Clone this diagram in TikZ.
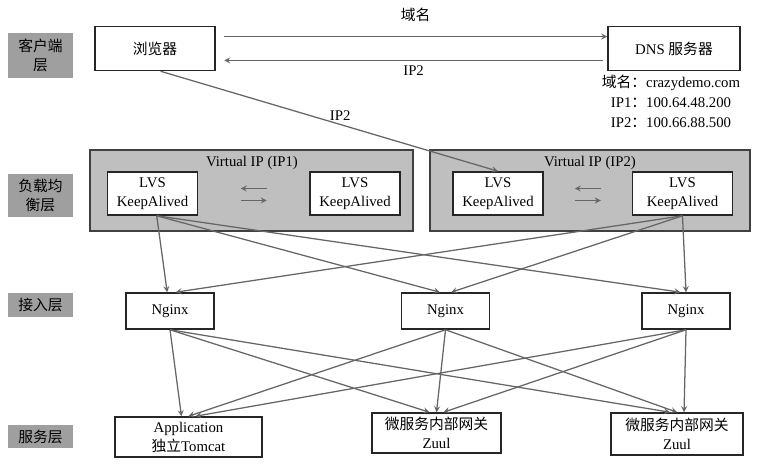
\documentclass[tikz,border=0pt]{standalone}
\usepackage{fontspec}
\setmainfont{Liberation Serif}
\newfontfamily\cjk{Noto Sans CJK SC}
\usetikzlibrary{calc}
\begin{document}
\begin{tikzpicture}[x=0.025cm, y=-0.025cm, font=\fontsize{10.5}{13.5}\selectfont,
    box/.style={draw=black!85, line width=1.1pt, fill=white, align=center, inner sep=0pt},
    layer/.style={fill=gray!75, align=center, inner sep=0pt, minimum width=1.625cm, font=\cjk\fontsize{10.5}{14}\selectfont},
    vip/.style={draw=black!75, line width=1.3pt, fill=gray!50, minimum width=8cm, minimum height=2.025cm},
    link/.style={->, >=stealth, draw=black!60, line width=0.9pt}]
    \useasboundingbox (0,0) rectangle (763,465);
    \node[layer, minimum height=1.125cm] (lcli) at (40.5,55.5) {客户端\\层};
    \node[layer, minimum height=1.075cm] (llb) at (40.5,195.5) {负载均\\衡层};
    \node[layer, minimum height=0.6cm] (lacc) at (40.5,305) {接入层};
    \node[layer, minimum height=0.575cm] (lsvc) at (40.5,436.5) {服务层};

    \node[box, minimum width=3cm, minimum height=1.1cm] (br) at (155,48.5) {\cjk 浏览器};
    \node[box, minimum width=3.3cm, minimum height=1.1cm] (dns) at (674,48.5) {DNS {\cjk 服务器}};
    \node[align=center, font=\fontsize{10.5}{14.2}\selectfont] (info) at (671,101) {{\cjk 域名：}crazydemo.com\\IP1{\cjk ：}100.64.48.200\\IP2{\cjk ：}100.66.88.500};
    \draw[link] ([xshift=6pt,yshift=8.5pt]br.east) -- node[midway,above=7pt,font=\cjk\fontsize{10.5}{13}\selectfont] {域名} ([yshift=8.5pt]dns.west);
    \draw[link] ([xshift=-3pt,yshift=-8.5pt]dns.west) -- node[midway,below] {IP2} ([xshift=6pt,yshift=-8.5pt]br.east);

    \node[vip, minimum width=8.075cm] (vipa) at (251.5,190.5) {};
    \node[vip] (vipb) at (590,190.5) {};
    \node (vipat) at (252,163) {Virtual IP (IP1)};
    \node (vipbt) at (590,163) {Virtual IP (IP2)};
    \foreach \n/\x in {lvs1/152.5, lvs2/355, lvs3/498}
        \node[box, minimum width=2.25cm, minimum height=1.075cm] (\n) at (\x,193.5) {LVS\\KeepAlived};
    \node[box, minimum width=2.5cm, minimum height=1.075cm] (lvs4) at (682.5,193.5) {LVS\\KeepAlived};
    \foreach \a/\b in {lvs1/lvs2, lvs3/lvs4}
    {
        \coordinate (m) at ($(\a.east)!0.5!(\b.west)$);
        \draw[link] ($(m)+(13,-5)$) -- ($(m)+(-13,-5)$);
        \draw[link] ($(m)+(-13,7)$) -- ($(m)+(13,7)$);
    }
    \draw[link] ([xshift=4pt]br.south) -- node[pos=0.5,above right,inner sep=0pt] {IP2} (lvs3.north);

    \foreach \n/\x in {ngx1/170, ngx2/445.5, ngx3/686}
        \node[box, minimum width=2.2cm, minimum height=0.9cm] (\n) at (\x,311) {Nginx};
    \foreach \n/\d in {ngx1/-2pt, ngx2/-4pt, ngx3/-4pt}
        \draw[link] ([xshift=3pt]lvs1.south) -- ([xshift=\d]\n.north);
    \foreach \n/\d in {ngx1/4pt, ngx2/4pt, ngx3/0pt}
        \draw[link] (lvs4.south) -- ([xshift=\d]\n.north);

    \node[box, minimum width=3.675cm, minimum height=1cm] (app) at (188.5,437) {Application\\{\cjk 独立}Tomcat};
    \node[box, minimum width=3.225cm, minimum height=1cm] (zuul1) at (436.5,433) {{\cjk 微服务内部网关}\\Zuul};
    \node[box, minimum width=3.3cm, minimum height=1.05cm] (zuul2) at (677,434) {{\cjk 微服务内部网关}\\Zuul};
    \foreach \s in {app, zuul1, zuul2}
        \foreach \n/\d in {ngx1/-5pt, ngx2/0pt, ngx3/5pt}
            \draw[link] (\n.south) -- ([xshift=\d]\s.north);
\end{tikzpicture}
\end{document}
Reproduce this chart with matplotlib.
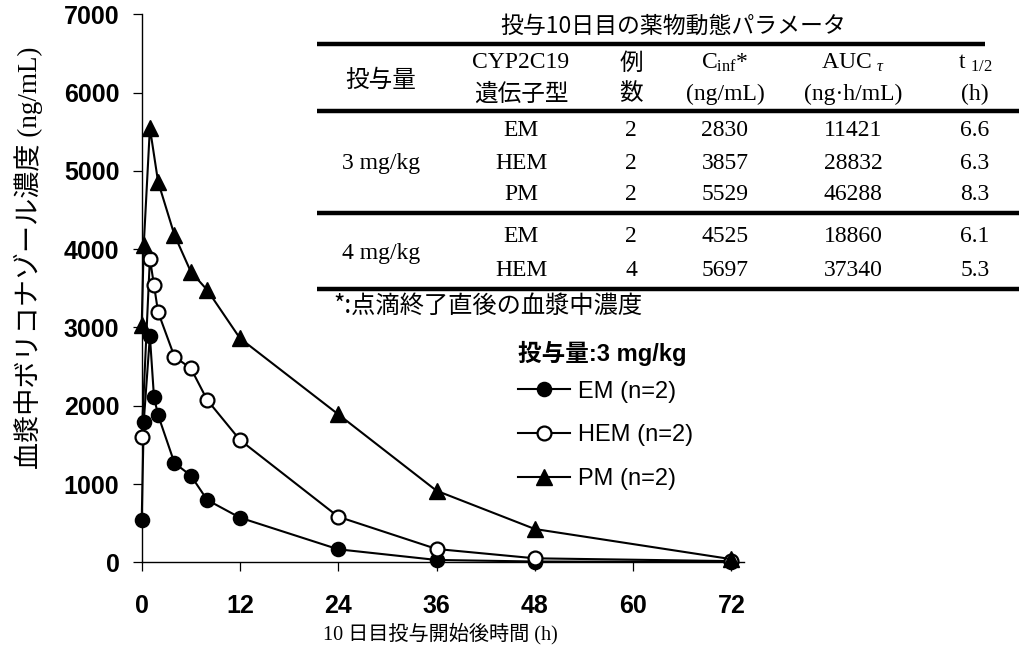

== == ==

Pictures stay out. Print the data exactly, from its first line through the line containing "([xshift=-3pt,yshift=-8.5pt]dns.west) -- node[midway,below]".

- The completed task -
Clone this diagram in TikZ.
\documentclass[tikz,border=0pt]{standalone}
\usepackage{fontspec}
\setmainfont{Liberation Serif}
\newfontfamily\cjk{Noto Sans CJK SC}
\usetikzlibrary{calc}
\begin{document}
\begin{tikzpicture}[x=0.025cm, y=-0.025cm, font=\fontsize{10.5}{13.5}\selectfont,
    box/.style={draw=black!85, line width=1.1pt, fill=white, align=center, inner sep=0pt},
    layer/.style={fill=gray!75, align=center, inner sep=0pt, minimum width=1.625cm, font=\cjk\fontsize{10.5}{14}\selectfont},
    vip/.style={draw=black!75, line width=1.3pt, fill=gray!50, minimum width=8cm, minimum height=2.025cm},
    link/.style={->, >=stealth, draw=black!60, line width=0.9pt}]
    \useasboundingbox (0,0) rectangle (763,465);
    \node[layer, minimum height=1.125cm] (lcli) at (40.5,55.5) {客户端\\层};
    \node[layer, minimum height=1.075cm] (llb) at (40.5,195.5) {负载均\\衡层};
    \node[layer, minimum height=0.6cm] (lacc) at (40.5,305) {接入层};
    \node[layer, minimum height=0.575cm] (lsvc) at (40.5,436.5) {服务层};

    \node[box, minimum width=3cm, minimum height=1.1cm] (br) at (155,48.5) {\cjk 浏览器};
    \node[box, minimum width=3.3cm, minimum height=1.1cm] (dns) at (674,48.5) {DNS {\cjk 服务器}};
    \node[align=center, font=\fontsize{10.5}{14.2}\selectfont] (info) at (671,101) {{\cjk 域名：}crazydemo.com\\IP1{\cjk ：}100.64.48.200\\IP2{\cjk ：}100.66.88.500};
    \draw[link] ([xshift=6pt,yshift=8.5pt]br.east) -- node[midway,above=7pt,font=\cjk\fontsize{10.5}{13}\selectfont] {域名} ([yshift=8.5pt]dns.west);
    \draw[link] ([xshift=-3pt,yshift=-8.5pt]dns.west) -- node[midway,below] {IP2} ([xshift=6pt,yshift=-8.5pt]br.east);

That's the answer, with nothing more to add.